■ Press-Schlag: Mann für alle Fälle
Der Mann ist wirklich für alles zu haben. Für Apfelwein- Werbung und für Bayer Leverkusen, für blöde Sprüche und jetzt auch noch für den 1.FC Köln. Der erstaunliche Aufstieg von Dragoslav Stepanovic vom Kneipier zum Liebling der Liga erreichte nach dem Osterwochenende einen neuen dramaturgischen Höhepunkt. Die im Abstiegskampf völlig unerfahrenen und entsprechend panischen Verantwortlichen beim 1.FC Köln, der sich noch nie in solchen Tabellenniederungen herumgetrieben hat, erkannten wohl, daß der Disziplin-Fanatiker Wolfgang Jerat nicht in der Lage ist, die geschundenen Seelen empfindsamer kölscher Kicker aufzurichten.

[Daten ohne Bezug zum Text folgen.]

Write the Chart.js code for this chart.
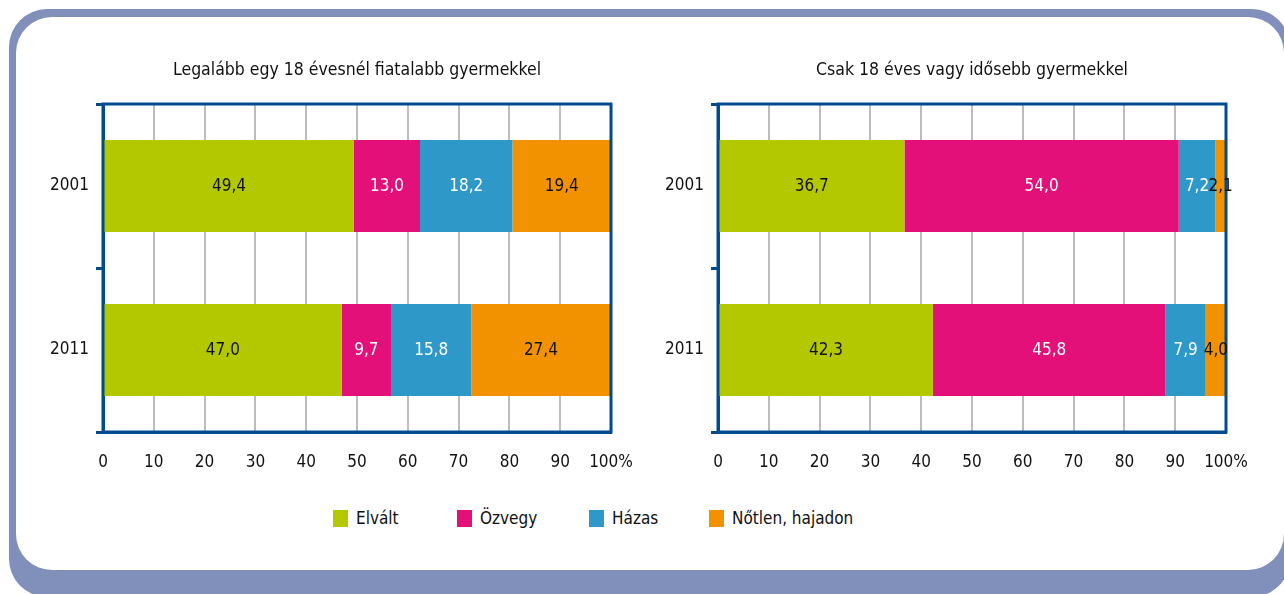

Da erinnerte man sich an goldenere Zeiten, die eng mit dem Namen Christoph Daum verbunden sind. Der hatte 1990 eine eher mittelmäßige Kölner Mannschaft vornehmlich mit seiner dicken Lippe zum Vizemeister befördert und wirkt seitdem bekanntermaßen im Schwabenlande. Dortselbst steht es um den mittlerweile zum Meistertrainer Avancierten nicht mehr zum besten, also strapazierte Kölns Manager Karl-Heinz Thielen die Vereinskasse und leistete sich ein Ferngespräch nach Stuttgart. Und handelte sich dort eine Abfuhr von Präsident Mayer-Vorfelder ein, der nicht willens war, den bis 1995 laufenden Vertrag zu lösen.
Also weiter telefoniert. Um Dragoslav Stepanovic – ob nun noch in Frankfurt oder schon in Leverkusen befindlich – zu erreichen war ja fast nur ein Ortsgespräch nötig und „Stepi“, dem schon im letzten Jahr vom Frankfurter Präsidium verboten worden war, in seinem Urlaub nach Abschluß der Bundesliga den TSV 1860 München vor dem Abstieg aus der 2. Liga zu retten, war auch gleich Feuer und Flamme: „Ich würde sofort kommen. Der 1.FC Köln ist noch zu retten. Und ich traue mir das auch zu. Ich habe nichts zu verlieren, ich kann nur gewinnen.“ Aber jetzt wurde es für Thielen erst richtig teuer, denn Bayer- Manager Calmund, immerhin Arbeitgeber des Hansdampfs, wollte auch noch befragt werden und befand sich auf Cran Canaria. Thielen war nicht zu halten und Calmund sagte ja. Und einen Tag später Nein, weil Leverkusens Fußball-Chef Vossen, zur Zeit übrigens gerade in Italien, ihn wohl daran erinnerte, daß am 8. Mai Leverkusen gegen Köln auf dem Spielplan steht. Und was wäre das für ein Kick, wenn die Kölner ihren Kummer danach in gespritztem Apfelwein statt Kölsch ertränken müßten.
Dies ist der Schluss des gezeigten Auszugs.